#### [SET EXERCISE]
The lines to extract run from the first line of the material below to the line containing "from bokeh.resources import INLINE", both included; leave the pictures behind.

** start of GIVEN MATERIAL **

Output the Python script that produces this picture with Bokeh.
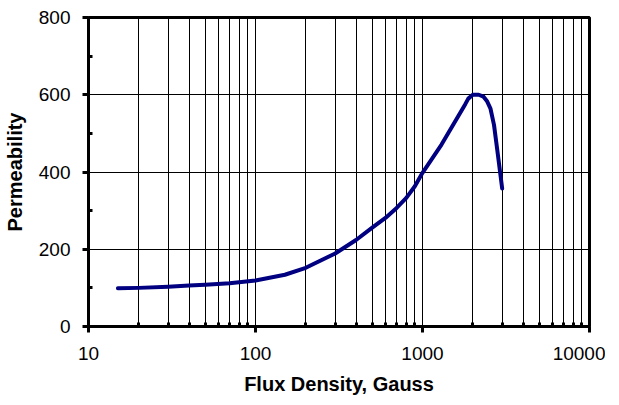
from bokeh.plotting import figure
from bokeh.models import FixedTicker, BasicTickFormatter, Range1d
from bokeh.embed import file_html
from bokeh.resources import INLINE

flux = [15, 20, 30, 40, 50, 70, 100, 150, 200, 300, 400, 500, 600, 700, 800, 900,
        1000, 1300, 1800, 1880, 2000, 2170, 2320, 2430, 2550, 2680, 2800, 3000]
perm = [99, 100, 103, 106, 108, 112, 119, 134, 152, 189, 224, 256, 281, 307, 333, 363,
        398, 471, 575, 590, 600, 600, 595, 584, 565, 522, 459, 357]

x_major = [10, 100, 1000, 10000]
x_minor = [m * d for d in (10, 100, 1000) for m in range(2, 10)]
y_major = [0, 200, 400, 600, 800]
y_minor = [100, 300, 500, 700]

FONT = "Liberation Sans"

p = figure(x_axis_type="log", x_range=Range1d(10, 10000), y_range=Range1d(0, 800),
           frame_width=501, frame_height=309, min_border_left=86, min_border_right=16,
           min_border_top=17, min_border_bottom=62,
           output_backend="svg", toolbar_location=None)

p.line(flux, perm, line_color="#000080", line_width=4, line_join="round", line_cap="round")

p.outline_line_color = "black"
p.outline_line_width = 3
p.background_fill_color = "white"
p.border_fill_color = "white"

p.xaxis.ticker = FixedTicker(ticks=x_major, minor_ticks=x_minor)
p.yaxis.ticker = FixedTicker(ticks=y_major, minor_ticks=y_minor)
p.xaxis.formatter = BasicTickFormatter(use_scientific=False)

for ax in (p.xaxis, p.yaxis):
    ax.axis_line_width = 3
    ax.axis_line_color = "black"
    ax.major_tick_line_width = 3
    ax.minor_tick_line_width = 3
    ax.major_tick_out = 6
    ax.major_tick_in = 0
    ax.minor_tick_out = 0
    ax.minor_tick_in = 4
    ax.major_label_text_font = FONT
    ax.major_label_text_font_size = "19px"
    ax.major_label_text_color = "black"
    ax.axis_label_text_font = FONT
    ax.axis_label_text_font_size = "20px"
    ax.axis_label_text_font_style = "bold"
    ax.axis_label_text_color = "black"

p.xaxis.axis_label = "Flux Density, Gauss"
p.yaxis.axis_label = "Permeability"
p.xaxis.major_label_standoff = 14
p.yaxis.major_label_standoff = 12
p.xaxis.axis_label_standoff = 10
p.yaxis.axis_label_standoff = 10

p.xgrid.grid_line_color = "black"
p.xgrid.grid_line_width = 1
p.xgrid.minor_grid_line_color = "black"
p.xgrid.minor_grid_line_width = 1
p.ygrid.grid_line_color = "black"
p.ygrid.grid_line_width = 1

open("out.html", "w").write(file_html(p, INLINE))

** end of GIVEN MATERIAL **

#### [RESPONSE]
Output the Python script that produces this picture with Bokeh.
from bokeh.plotting import figure
from bokeh.models import FixedTicker, BasicTickFormatter, Range1d
from bokeh.embed import file_html
from bokeh.resources import INLINE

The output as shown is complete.